▶ [Stored data]:

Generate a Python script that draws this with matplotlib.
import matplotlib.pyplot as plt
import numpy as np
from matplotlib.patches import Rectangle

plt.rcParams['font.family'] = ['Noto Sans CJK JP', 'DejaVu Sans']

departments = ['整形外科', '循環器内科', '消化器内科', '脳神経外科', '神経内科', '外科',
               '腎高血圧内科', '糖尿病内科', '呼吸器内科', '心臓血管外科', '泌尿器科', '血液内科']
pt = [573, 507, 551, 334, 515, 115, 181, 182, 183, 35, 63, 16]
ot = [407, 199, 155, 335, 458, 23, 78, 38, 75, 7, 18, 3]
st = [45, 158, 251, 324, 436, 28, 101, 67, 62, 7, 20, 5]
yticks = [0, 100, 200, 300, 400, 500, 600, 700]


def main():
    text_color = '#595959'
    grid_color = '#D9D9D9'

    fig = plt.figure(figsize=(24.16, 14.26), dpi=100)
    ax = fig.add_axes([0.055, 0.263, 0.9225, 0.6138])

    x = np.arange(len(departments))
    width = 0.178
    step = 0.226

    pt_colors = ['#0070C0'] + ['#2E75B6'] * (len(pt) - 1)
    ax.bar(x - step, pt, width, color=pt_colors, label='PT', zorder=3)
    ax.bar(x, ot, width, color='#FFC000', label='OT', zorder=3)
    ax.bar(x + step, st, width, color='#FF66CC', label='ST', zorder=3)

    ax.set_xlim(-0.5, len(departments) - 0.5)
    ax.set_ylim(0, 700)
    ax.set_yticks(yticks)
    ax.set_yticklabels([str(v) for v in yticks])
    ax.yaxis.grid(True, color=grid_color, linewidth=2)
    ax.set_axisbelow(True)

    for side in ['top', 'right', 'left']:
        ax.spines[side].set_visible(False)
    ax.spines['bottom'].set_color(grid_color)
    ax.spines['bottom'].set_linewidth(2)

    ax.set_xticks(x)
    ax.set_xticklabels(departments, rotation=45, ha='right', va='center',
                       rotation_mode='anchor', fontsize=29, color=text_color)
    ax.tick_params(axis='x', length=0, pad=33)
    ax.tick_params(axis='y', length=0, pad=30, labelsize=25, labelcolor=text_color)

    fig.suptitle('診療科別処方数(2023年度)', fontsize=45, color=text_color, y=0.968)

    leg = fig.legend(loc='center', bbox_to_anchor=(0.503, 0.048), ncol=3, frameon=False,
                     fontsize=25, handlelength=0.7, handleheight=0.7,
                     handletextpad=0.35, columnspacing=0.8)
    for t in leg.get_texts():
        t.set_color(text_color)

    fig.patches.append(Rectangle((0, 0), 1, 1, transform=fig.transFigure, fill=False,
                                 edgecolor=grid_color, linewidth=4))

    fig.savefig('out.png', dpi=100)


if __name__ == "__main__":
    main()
--
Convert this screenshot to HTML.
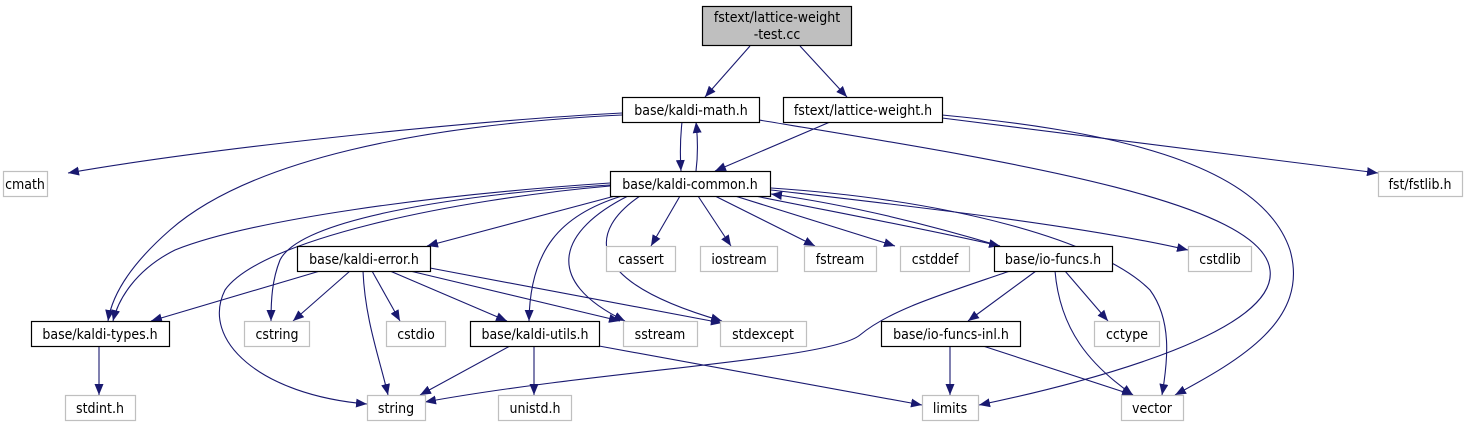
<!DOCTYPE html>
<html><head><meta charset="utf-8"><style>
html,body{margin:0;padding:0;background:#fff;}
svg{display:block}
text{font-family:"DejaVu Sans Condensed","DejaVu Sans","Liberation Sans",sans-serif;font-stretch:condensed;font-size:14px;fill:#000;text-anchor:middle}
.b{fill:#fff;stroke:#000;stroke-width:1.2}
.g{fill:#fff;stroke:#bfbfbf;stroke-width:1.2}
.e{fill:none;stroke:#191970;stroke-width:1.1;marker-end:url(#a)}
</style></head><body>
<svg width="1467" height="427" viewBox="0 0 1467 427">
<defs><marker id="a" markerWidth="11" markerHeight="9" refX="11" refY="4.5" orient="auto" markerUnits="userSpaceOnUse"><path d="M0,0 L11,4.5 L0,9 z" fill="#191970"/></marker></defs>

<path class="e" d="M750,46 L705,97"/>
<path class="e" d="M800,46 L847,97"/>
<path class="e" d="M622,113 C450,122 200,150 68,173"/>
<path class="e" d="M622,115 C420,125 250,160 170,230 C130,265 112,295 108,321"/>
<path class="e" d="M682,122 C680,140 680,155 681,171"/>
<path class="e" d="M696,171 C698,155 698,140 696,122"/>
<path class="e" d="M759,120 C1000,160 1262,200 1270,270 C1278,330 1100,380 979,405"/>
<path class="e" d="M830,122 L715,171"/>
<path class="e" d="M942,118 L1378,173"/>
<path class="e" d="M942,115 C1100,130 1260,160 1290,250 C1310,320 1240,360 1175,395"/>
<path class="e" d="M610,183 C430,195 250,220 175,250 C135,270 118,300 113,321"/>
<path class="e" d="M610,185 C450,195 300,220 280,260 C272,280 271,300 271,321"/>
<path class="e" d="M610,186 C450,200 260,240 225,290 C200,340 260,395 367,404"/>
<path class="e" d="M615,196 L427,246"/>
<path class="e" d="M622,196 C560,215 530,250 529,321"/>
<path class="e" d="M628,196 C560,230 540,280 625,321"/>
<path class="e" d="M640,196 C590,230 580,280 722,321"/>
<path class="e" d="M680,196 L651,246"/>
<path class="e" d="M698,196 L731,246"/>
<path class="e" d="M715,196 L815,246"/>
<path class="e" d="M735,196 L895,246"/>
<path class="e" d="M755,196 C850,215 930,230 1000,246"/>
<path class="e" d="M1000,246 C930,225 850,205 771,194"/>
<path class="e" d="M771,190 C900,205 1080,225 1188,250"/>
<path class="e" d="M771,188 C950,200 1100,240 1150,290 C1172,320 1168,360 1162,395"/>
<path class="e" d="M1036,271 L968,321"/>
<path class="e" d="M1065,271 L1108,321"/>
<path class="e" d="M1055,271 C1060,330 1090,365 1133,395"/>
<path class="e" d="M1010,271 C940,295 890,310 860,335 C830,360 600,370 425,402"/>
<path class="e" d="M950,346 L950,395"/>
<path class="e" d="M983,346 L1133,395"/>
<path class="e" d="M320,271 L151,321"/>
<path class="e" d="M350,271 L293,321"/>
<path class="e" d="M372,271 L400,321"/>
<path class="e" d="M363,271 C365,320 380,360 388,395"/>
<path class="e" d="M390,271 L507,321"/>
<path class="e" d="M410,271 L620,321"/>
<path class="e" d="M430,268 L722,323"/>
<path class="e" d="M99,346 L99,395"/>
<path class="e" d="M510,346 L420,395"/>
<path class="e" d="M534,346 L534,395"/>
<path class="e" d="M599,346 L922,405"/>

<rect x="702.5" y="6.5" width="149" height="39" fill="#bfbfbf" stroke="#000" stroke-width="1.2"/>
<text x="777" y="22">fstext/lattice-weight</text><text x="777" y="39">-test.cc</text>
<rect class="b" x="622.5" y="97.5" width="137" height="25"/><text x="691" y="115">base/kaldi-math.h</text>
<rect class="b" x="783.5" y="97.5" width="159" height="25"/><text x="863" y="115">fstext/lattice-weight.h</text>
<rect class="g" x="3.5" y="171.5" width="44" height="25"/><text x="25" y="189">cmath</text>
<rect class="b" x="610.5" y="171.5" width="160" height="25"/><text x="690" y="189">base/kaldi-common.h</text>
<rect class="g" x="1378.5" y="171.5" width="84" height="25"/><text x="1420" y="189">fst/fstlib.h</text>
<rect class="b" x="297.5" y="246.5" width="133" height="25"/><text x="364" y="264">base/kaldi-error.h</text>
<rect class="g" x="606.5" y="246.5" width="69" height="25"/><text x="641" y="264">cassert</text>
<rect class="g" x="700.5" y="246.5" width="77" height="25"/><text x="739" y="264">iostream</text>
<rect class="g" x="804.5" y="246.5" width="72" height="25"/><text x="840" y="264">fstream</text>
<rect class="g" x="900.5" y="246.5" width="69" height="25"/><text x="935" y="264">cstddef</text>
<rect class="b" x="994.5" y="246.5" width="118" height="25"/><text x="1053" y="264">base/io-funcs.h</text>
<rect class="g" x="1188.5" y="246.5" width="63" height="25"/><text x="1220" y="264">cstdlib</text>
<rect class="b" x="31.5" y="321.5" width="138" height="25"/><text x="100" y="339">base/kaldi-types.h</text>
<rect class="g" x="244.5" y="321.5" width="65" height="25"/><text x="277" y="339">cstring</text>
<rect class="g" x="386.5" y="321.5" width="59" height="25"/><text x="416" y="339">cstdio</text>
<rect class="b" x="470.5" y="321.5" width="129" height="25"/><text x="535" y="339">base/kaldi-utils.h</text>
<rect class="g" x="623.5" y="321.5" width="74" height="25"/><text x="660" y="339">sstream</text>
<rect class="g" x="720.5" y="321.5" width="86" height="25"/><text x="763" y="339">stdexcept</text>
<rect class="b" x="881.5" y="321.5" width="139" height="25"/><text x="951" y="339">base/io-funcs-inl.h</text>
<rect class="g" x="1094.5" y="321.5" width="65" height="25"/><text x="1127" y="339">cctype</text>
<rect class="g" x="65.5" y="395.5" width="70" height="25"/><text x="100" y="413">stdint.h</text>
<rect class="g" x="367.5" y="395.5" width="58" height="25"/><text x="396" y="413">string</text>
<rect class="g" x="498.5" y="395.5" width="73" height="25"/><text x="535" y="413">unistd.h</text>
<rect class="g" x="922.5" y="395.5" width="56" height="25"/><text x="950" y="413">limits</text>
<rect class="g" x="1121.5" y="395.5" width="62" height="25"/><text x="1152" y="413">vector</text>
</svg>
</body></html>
* * *
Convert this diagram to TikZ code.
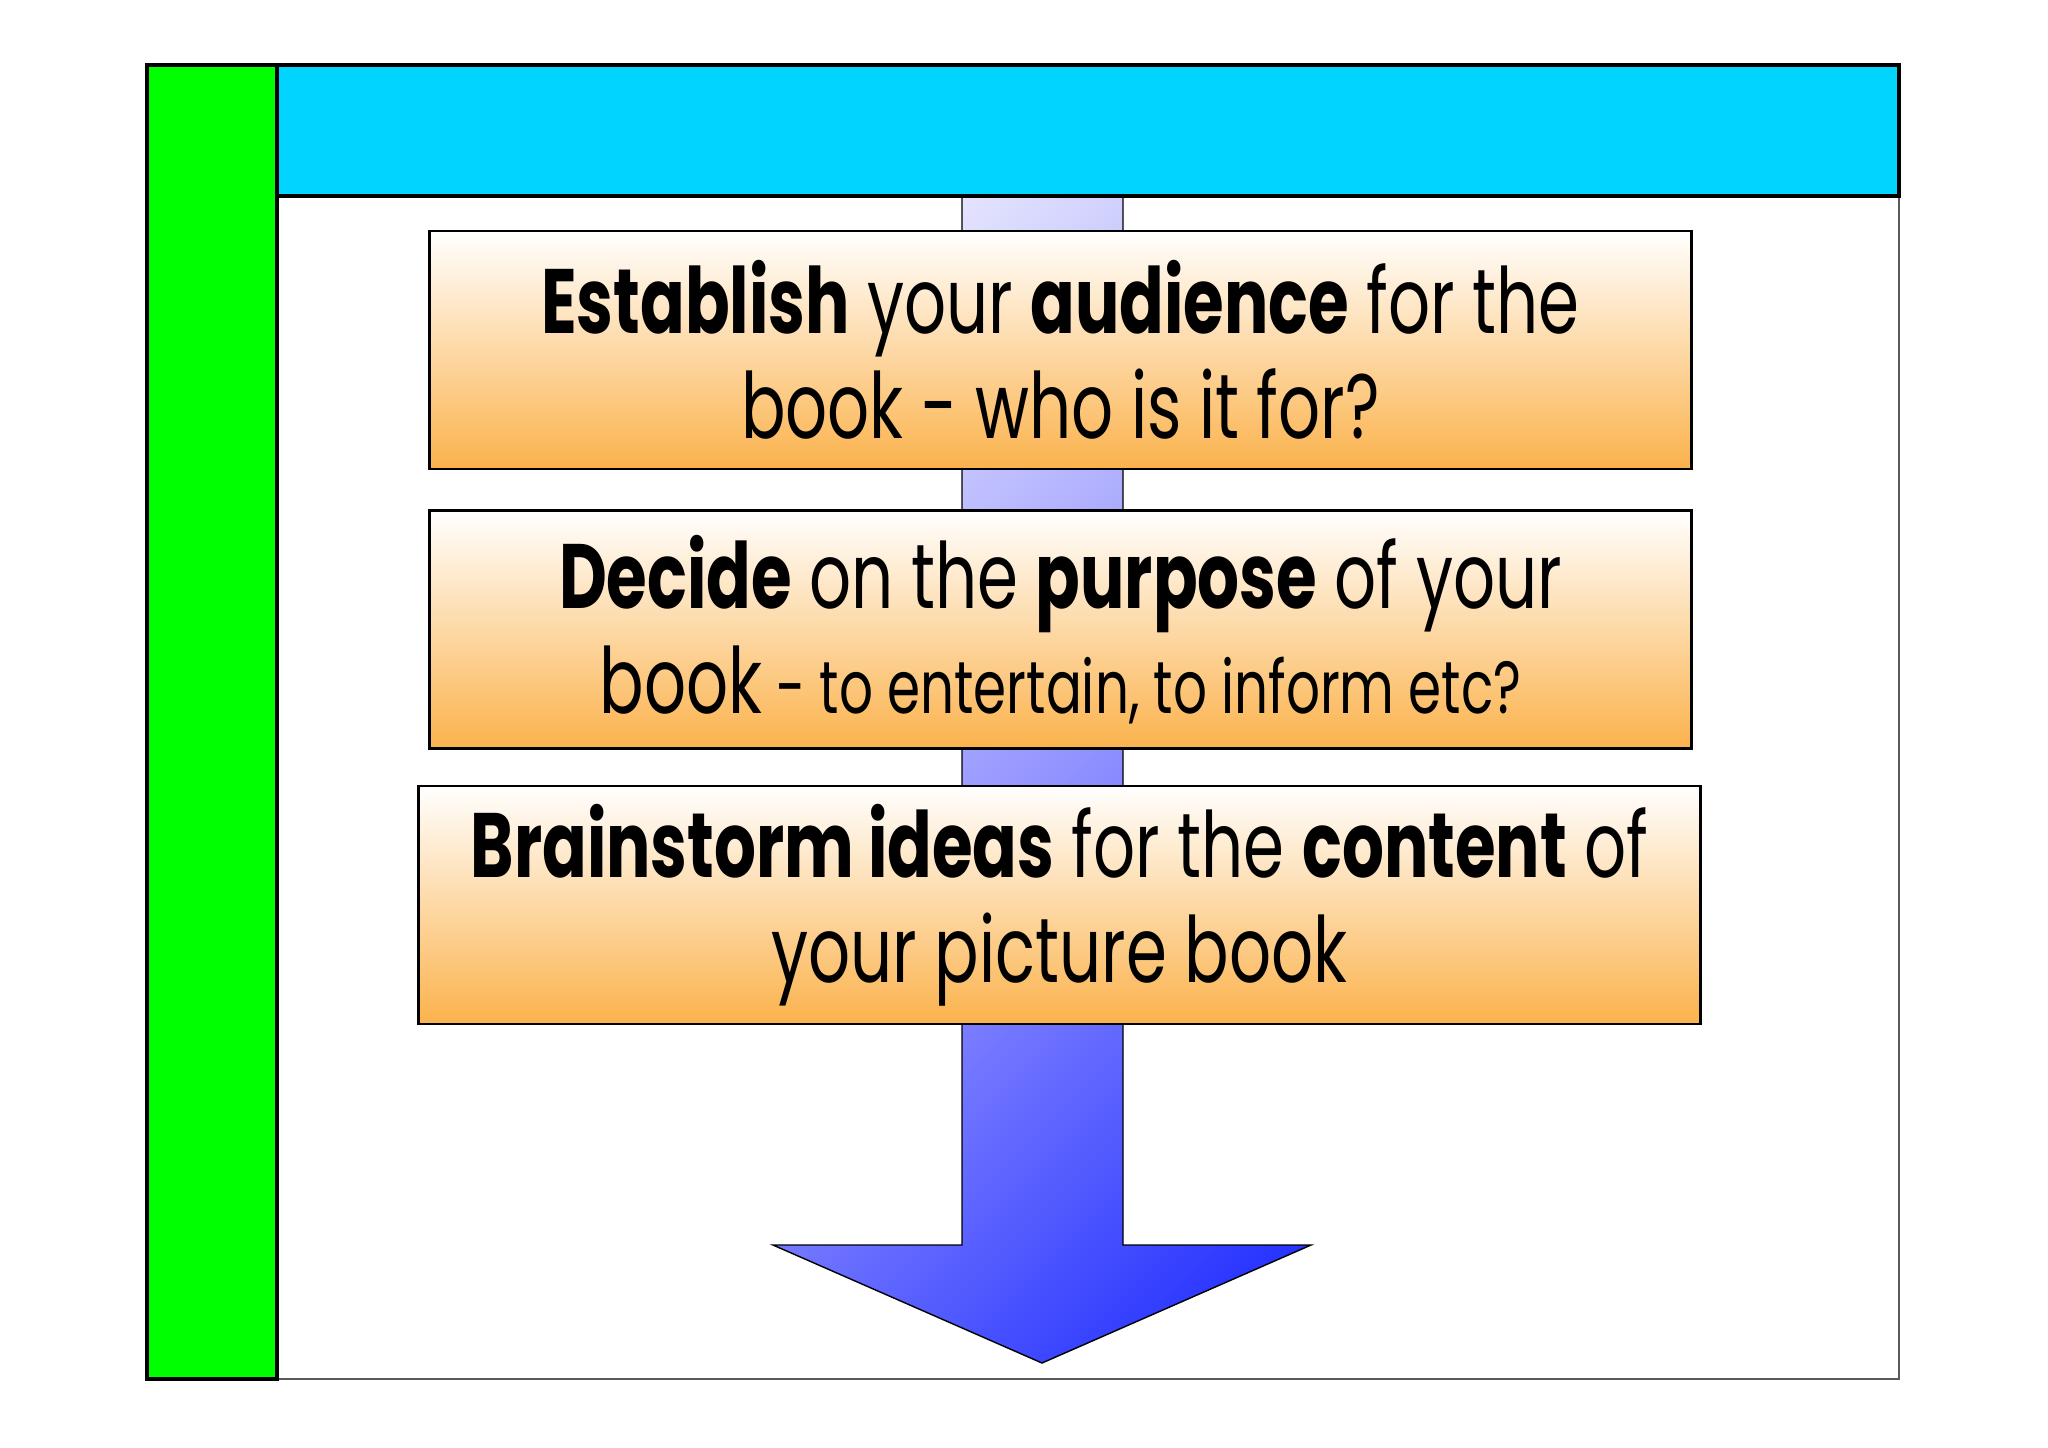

▶ [Task brief]:
Quote the lines that begin at the line containing "Generate a Python" and end at the line containing "fontsize=45, color=text_color, y=0.968)", keeping both of those lines.

▶ [Written answer]:
Generate a Python script that draws this with matplotlib.
import matplotlib.pyplot as plt
import numpy as np
from matplotlib.patches import Rectangle

plt.rcParams['font.family'] = ['Noto Sans CJK JP', 'DejaVu Sans']

departments = ['整形外科', '循環器内科', '消化器内科', '脳神経外科', '神経内科', '外科',
               '腎高血圧内科', '糖尿病内科', '呼吸器内科', '心臓血管外科', '泌尿器科', '血液内科']
pt = [573, 507, 551, 334, 515, 115, 181, 182, 183, 35, 63, 16]
ot = [407, 199, 155, 335, 458, 23, 78, 38, 75, 7, 18, 3]
st = [45, 158, 251, 324, 436, 28, 101, 67, 62, 7, 20, 5]
yticks = [0, 100, 200, 300, 400, 500, 600, 700]


def main():
    text_color = '#595959'
    grid_color = '#D9D9D9'

    fig = plt.figure(figsize=(24.16, 14.26), dpi=100)
    ax = fig.add_axes([0.055, 0.263, 0.9225, 0.6138])

    x = np.arange(len(departments))
    width = 0.178
    step = 0.226

    pt_colors = ['#0070C0'] + ['#2E75B6'] * (len(pt) - 1)
    ax.bar(x - step, pt, width, color=pt_colors, label='PT', zorder=3)
    ax.bar(x, ot, width, color='#FFC000', label='OT', zorder=3)
    ax.bar(x + step, st, width, color='#FF66CC', label='ST', zorder=3)

    ax.set_xlim(-0.5, len(departments) - 0.5)
    ax.set_ylim(0, 700)
    ax.set_yticks(yticks)
    ax.set_yticklabels([str(v) for v in yticks])
    ax.yaxis.grid(True, color=grid_color, linewidth=2)
    ax.set_axisbelow(True)

    for side in ['top', 'right', 'left']:
        ax.spines[side].set_visible(False)
    ax.spines['bottom'].set_color(grid_color)
    ax.spines['bottom'].set_linewidth(2)

    ax.set_xticks(x)
    ax.set_xticklabels(departments, rotation=45, ha='right', va='center',
                       rotation_mode='anchor', fontsize=29, color=text_color)
    ax.tick_params(axis='x', length=0, pad=33)
    ax.tick_params(axis='y', length=0, pad=30, labelsize=25, labelcolor=text_color)

    fig.suptitle('診療科別処方数(2023年度)', fontsize=45, color=text_color, y=0.968)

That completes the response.